* **Problem statement**
Leave out every picture. Copy exactly the lines from the one holding "Write a Python" through the one holding "0.007, 0.0, 0.0]".

>> START Available records

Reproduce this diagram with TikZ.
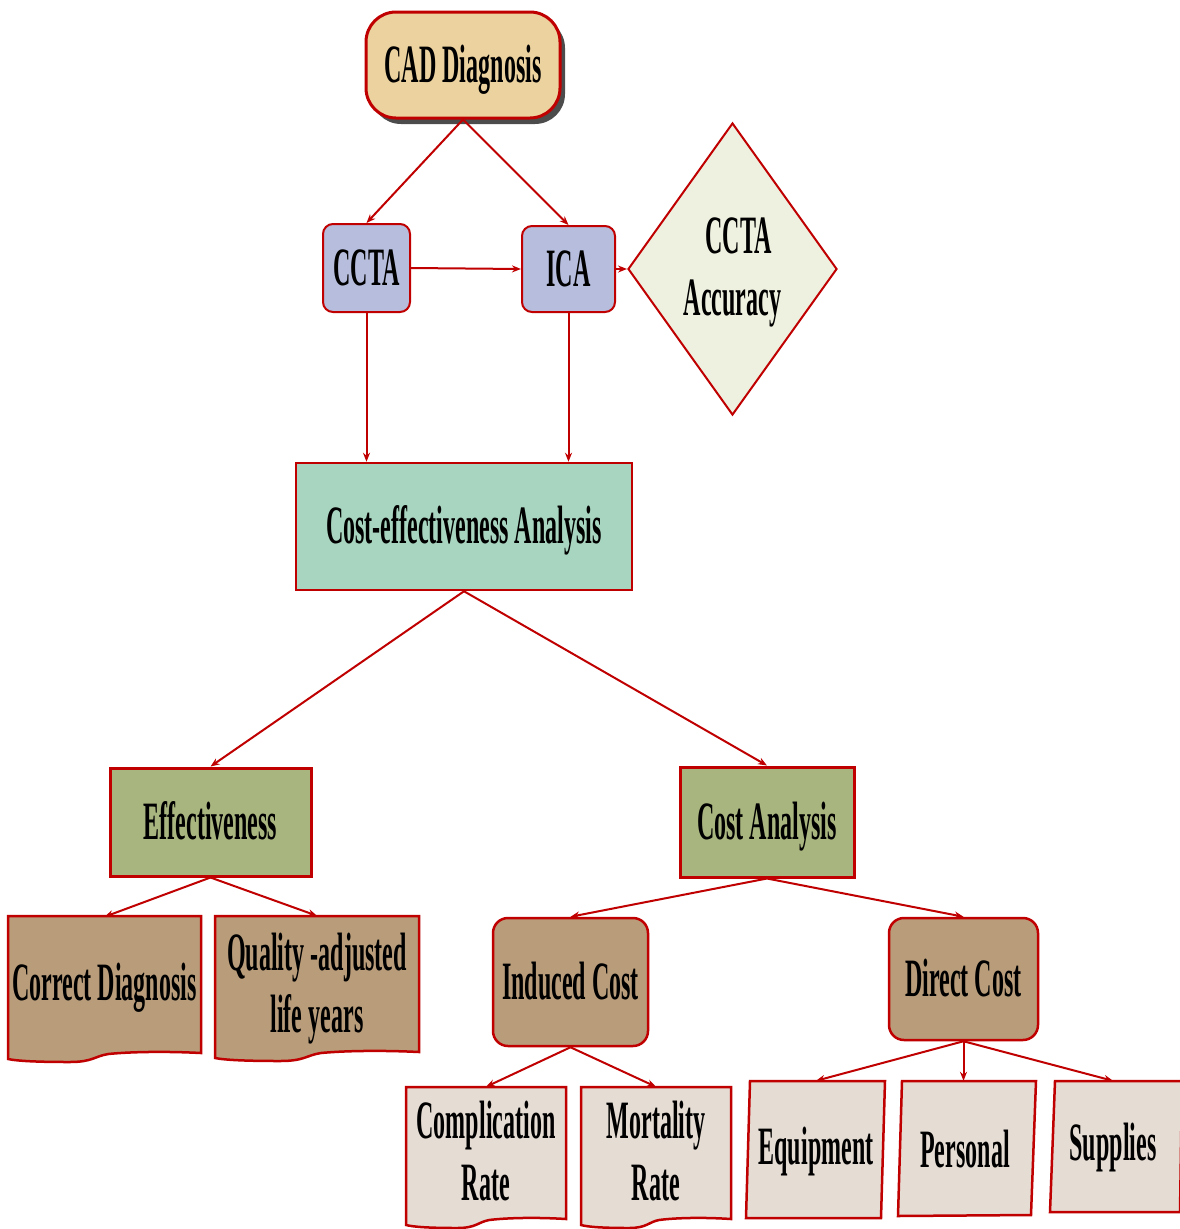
\documentclass[tikz,border=0pt]{standalone}
\usepackage{fontspec}
\newfontfamily\lblfont{Liberation Serif}[FakeStretch=0.445]
\usetikzlibrary{arrows.meta,shadows,shapes.geometric}
\definecolor{redline}{HTML}{C00000}
\definecolor{cadc}{HTML}{ECD29E}
\definecolor{bluec}{HTML}{B6BDDD}
\definecolor{diac}{HTML}{EEF1DF}
\definecolor{ceac}{HTML}{A8D5BF}
\definecolor{olivec}{HTML}{A9B57F}
\definecolor{brownc}{HTML}{B99D7B}
\definecolor{lightc}{HTML}{E5DCD3}
\newcommand\mydocpath[5]{%
  \draw[docline, fill=#1] (#2,#3) -- (#4,#3) -- (#4,#5-9)
    .. controls ({#4-0.2*(#4-#2)},#5-11) and ({#2+0.62*(#4-#2)},#5-10) .. ({#2+0.52*(#4-#2)},#5-8)
    .. controls ({#2+0.45*(#4-#2)},#5-6) and ({#2+0.44*(#4-#2)},#5) .. ({#2+0.32*(#4-#2)},#5)
    .. controls ({#2+0.15*(#4-#2)},#5) and ({#2+0.05*(#4-#2)},#5-1) .. (#2,#5-3) -- cycle;}
\begin{document}
\begin{tikzpicture}[x=1pt,y=-1pt,
  lab/.style={font=\lblfont\bfseries\fontsize{54}{62}\selectfont, align=center, text=black},
  box/.style={lab, draw=redline, line width=2.5pt, inner sep=0pt},
  oneline/.style={text height=38pt, text depth=4pt},
  docline/.style={draw=redline, line width=2.5pt},
  ghost/.style={lab, inner sep=0pt},
  arr/.style={draw=redline, line width=2pt, -{Stealth[length=9pt,width=7pt]}}]
\fill[white] (0,0) rectangle (1179,1229);
\useasboundingbox (0,0) rectangle (1179,1229);

% top
\node[box, oneline, line width=3pt, rounded corners=30pt, fill=cadc,
      drop shadow={shadow xshift=5pt, shadow yshift=-6pt, fill=black, opacity=0.7},
      minimum width=194pt, minimum height=106pt] (cad) at (463,65) {CAD Diagnosis};
\node[box, oneline, line width=2pt, rounded corners=10pt, fill=bluec,
      minimum width=87pt, minimum height=88pt] (ccta) at (366.5,268) {CCTA};
\node[box, oneline, line width=2pt, rounded corners=10pt, fill=bluec,
      minimum width=93pt, minimum height=86pt] (ica) at (568.5,269) {ICA};
\node[box, line width=2pt, shape=diamond, aspect=0.716, fill=diac,
      minimum width=209pt, minimum height=292pt] (acc) at (732.5,269) {};
\node[ghost] (acctext) at (acc.center) [yshift=-3pt] {\hspace*{12pt}CCTA\\Accuracy};

% middle
\node[box, oneline, fill=ceac, minimum width=336pt, minimum height=127pt] (cea) at (464,526.5)
      {Cost-effectiveness Analysis};
\node[box, oneline, line width=3pt, fill=olivec, minimum width=201pt, minimum height=108pt] (eff) at (210.5,822)
      {Effectiveness};
\node[box, oneline, line width=3pt, fill=olivec, minimum width=174pt, minimum height=110pt] (ca) at (767,822)
      {Cost Analysis};

% effectiveness children
\mydocpath{brownc}{8}{916}{201}{1062}
\node[ghost, minimum width=193pt, minimum height=142pt] (cd) at (104.5,988) {Correct Diagnosis};
\mydocpath{brownc}{215}{916}{419}{1061}
\node[ghost, minimum width=204pt, minimum height=146pt] (qaly) at (317,989) {Quality -adjusted\\life years};

% cost children
\node[box, oneline, line width=2.5pt, rounded corners=15pt, fill=brownc,
      minimum width=155pt, minimum height=128pt] (ind) at (570.5,982) {Induced Cost};
\node[box, oneline, line width=2.5pt, rounded corners=15pt, fill=brownc,
      minimum width=149pt, minimum height=122pt] (dir) at (963.5,979) {Direct Cost};

% induced children
\mydocpath{lightc}{406}{1087}{566}{1228}
\node[ghost, minimum width=160pt, minimum height=128pt] (comp) at (486,1151) {Complication\\Rate};
\mydocpath{lightc}{581}{1087}{731}{1228}
\node[ghost, minimum width=150pt, minimum height=128pt] (mort) at (656,1151) {Mortality\\Rate};

% direct children
\draw[docline, fill=lightc] (750,1081) -- (885,1081) -- (881,1218) -- (746,1218) -- cycle;
\node[ghost, minimum width=130pt, minimum height=140pt] (equip) at (816,1151) {Equipment};
\draw[docline, fill=lightc] (902,1081) -- (1036,1081) -- (1031,1215) -- (898,1216) -- cycle;
\node[ghost, minimum width=130pt, minimum height=136pt] (pers) at (965,1149) {Personal};
\draw[docline, fill=lightc] (1055,1081) -- (1182,1081) -- (1180,1212) -- (1050,1212) -- cycle;
\node[ghost, minimum width=120pt, minimum height=132pt] (supp) at (1113,1147) {Supplies};

% connectors
\draw[arr] (cad.south) -- (ccta.north);
\draw[arr] (cad.south) -- (ica.north);
\draw[arr] (ccta.east) -- (ica.west);
\draw[arr] (ica.east) -- (acc.west);
\draw[arr] (ccta.south) -- (ccta.south |- cea.north);
\draw[arr] (ica.south) -- (ica.south |- cea.north);
\draw[arr] (cea.south) -- (eff.north);
\draw[arr] (cea.south) -- (ca.north);
\draw[arr] (eff.south) -- (cd.north);
\draw[arr] (eff.south) -- (qaly.north);
\draw[arr] (ca.south) -- (ind.north);
\draw[arr] (ca.south) -- (dir.north);
\draw[arr] (ind.south) -- (comp.north);
\draw[arr] (ind.south) -- (mort.north);
\draw[arr] (dir.south) -- (equip.north);
\draw[arr] (dir.south) -- (dir.south |- pers.north);
\draw[arr] (dir.south) -- (supp.north);
\end{tikzpicture}
\end{document}
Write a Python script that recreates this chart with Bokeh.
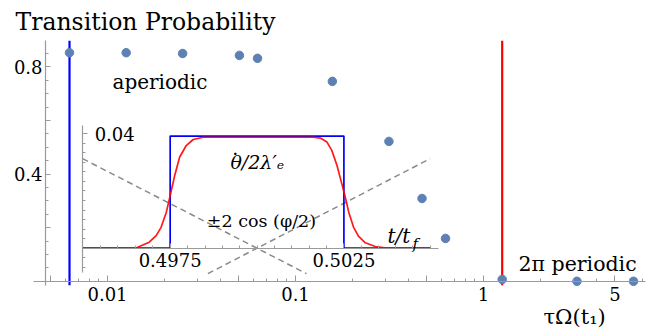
import json
from bokeh.plotting import figure
from bokeh.models import (Range1d, LinearAxis, FixedTicker, CustomJSTickFormatter, Label)
from bokeh.embed import file_html
from bokeh.resources import INLINE

# ---------------- data ----------------
tau_omega = [0.00628, 0.01257, 0.0251, 0.0503, 0.0628, 0.157, 0.314, 0.471, 0.628, 1.257, 3.14, 6.28]
prob = [0.853, 0.853, 0.850, 0.843, 0.832, 0.746, 0.522, 0.309, 0.160, 0.007, 0.0, 0.0]

aperiodic_x = [0.00628, 0.00628]
periodic_x = [1.257, 1.257]
marker_y = [-0.015, 0.898]

# inset: pulse of dtheta/2lambda'_e versus t/t_f
step_t = [0.495, 0.4975, 0.4975, 0.5025, 0.5025, 0.505]
step_v = [0.0, 0.0, 0.0392, 0.0392, 0.0, 0.0]

smooth_t = [0.495, 0.49651, 0.49662, 0.49690, 0.49710, 0.49724, 0.49739, 0.49750, 0.49763,
            0.49777, 0.49796, 0.49816, 0.49845, 0.50162, 0.50182, 0.50201, 0.50215, 0.50230,
            0.50244, 0.50254, 0.50264, 0.50278, 0.50292, 0.50312, 0.50341, 0.50374, 0.505]
smooth_v = [0.0, 0.0, 0.0006, 0.0021, 0.0044, 0.0073, 0.0126, 0.0184, 0.0254,
            0.0318, 0.0359, 0.0380, 0.0388, 0.0388, 0.0385, 0.0371, 0.0342, 0.0289,
            0.0225, 0.0178, 0.0126, 0.0073, 0.0042, 0.0019, 0.0006, 0.0, 0.0]

cos_a_t = [0.495, 0.50142]
cos_a_v = [0.0313, -0.0089]
cos_b_t = [0.49858, 0.505]
cos_b_v = [-0.0089, 0.0313]

# ticks
x_major_ticks = [0.005, 0.01, 0.05, 0.1, 0.5, 1, 5]
x_minor_ticks = [0.006, 0.007, 0.008, 0.009, 0.02, 0.03, 0.04, 0.06, 0.07, 0.08, 0.09,
                 0.2, 0.3, 0.4, 0.6, 0.7, 0.8, 0.9, 2, 3, 4, 6, 7]
x_tick_labels = {"0.01": "0.01", "0.1": "0.1", "1": "1", "5": "5"}

y_major_ticks = [0.2, 0.4, 0.6, 0.8]
y_minor_ticks = [0.05, 0.1, 0.15, 0.25, 0.3, 0.35, 0.45, 0.5, 0.55, 0.65, 0.7, 0.75, 0.85]
y_tick_labels = {"0.4": "0.4", "0.8": "0.8"}

inset_x_major = [0.4975, 0.5025]
inset_x_minor = [0.4955, 0.496, 0.4965, 0.497, 0.498, 0.4985, 0.499, 0.4995, 0.5, 0.5005,
                 0.501, 0.5015, 0.502, 0.503, 0.5035, 0.504, 0.5045, 0.505]
inset_x_labels = {"0.4975": "0.4975", "0.5025": "0.5025"}
inset_y_major = [0.04]
inset_y_minor = [-0.00667, -0.00333, 0.00333, 0.00667, 0.01, 0.01333, 0.01667, 0.02,
                 0.02333, 0.02667, 0.03, 0.03333, 0.03667]
inset_y_labels = {"0.04": "0.04"}

FONT = "DejaVu Serif"
AX = "#9a9a9a"
DOT = "#5E81B5"


def fmt(labels):
    return CustomJSTickFormatter(
        code="const L = %s; const s = String(tick); return (s in L) ? L[s] : '';" % json.dumps(labels))


# frame covers the whole figure; axes sit at fixed data locations inside it
p = figure(width=658, height=334, x_axis_type="log",
           x_range=Range1d(0.002697, 8.5266), y_range=Range1d(-0.19851, 1.04776),
           output_backend="svg", toolbar_location=None,
           min_border_left=0, min_border_right=0, min_border_top=0, min_border_bottom=0)
p.extra_x_ranges = {"ix": Range1d(0.492665, 0.511682)}
p.extra_y_ranges = {"iy": Range1d(-0.030175, 0.086608)}
p.grid.visible = False
p.outline_line_color = None
p.background_fill_color = "white"


def style_axis(a, tick_in, tick_out, minor_in, minor_out, standoff):
    a.axis_line_color = AX
    a.axis_line_width = 1.2
    a.major_tick_line_color = AX
    a.minor_tick_line_color = AX
    a.major_tick_in = tick_in
    a.major_tick_out = tick_out
    a.minor_tick_in = minor_in
    a.minor_tick_out = minor_out
    a.major_label_standoff = standoff
    a.major_label_text_font = FONT
    a.major_label_text_font_size = "18px"
    a.major_label_text_color = "black"


xa = p.xaxis[0]
xa.fixed_location = 0
xa.bounds = (0.004042, 7.273)
xa.ticker = FixedTicker(ticks=x_major_ticks, minor_ticks=x_minor_ticks)
xa.formatter = fmt(x_tick_labels)
style_axis(xa, 6, 0, 3, 0, 6)

ya = p.yaxis[0]
ya.fixed_location = 0.004681
ya.bounds = (-0.015, 0.898)
ya.ticker = FixedTicker(ticks=y_major_ticks, minor_ticks=y_minor_ticks)
ya.formatter = fmt(y_tick_labels)
style_axis(ya, 5, 0, 3, 0, 3)

iya = LinearAxis(x_range_name="ix", y_range_name="iy", fixed_location=0.495,
                 bounds=(-0.0085, 0.0429),
                 ticker=FixedTicker(ticks=inset_y_major, minor_ticks=inset_y_minor),
                 formatter=fmt(inset_y_labels))
style_axis(iya, 0, 5, 0, 3, 7)
p.add_layout(iya, "right")

ixa = LinearAxis(x_range_name="ix", y_range_name="iy", fixed_location=0,
                 bounds=(0.495, 0.50524),
                 ticker=FixedTicker(ticks=inset_x_major, minor_ticks=inset_x_minor),
                 formatter=fmt(inset_x_labels))
style_axis(ixa, 5, 0, 3, 0, 5)
p.add_layout(ixa, "below")

# inset curves
p.line(cos_a_t, cos_a_v, x_range_name="ix", y_range_name="iy",
       line_color="#8a8a8a", line_width=1.5, line_dash="6 4")
p.line(cos_b_t, cos_b_v, x_range_name="ix", y_range_name="iy",
       line_color="#8a8a8a", line_width=1.5, line_dash="6 4")
p.line(step_t, step_v, x_range_name="ix", y_range_name="iy",
       line_color="#0000ff", line_width=1.7)
p.line(smooth_t, smooth_v, x_range_name="ix", y_range_name="iy",
       line_color="#ff0000", line_width=1.7, line_alpha=0.9)

# main plot
p.line(aperiodic_x, marker_y, line_color="#0000ff", line_width=2.2)
p.line(periodic_x, marker_y, line_color="#ff0000", line_width=2.2)
p.scatter(tau_omega, prob, size=8.5, fill_color=DOT, line_color=DOT)


def lab(text, x, y, size, align="left", style="normal", xr="default", yr="default"):
    p.add_layout(Label(x=x, y=y, text=text, text_font=FONT, text_font_size=size,
                       text_align=align, text_baseline="alphabetic", text_color="black",
                       text_font_style=style, x_range_name=xr, y_range_name=yr))


lab("Transition Probability", 0.003243, 0.967, "23.5px")
lab("aperiodic", 0.01063, 0.742, "20px")
lab("2π periodic", 1.535, 0.0627, "20.5px")
lab("τΩ(t₁)", 2.085, -0.134, "21px")

lab("θ/2λ′ₑ", 0.5000, 0.0301, "19px", align="center", style="italic", xr="ix", yr="iy")
lab(".", 0.49937, 0.0351, "19px", align="center", xr="ix", yr="iy")
lab("±2 cos (φ/2)", 0.50012, 0.00934, "17.5px", align="center", xr="ix", yr="iy")
lab("t/t", 0.50376, 0.0042, "20px", style="italic", xr="ix", yr="iy")
lab("f", 0.50449, 0.0016, "15px", style="italic", xr="ix", yr="iy")

open("out.html", "w").write(file_html(p, INLINE))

>> END Available records

* **Output below**
Write a Python script that recreates this chart with Bokeh.
import json
from bokeh.plotting import figure
from bokeh.models import (Range1d, LinearAxis, FixedTicker, CustomJSTickFormatter, Label)
from bokeh.embed import file_html
from bokeh.resources import INLINE

# ---------------- data ----------------
tau_omega = [0.00628, 0.01257, 0.0251, 0.0503, 0.0628, 0.157, 0.314, 0.471, 0.628, 1.257, 3.14, 6.28]
prob = [0.853, 0.853, 0.850, 0.843, 0.832, 0.746, 0.522, 0.309, 0.160, 0.007, 0.0, 0.0]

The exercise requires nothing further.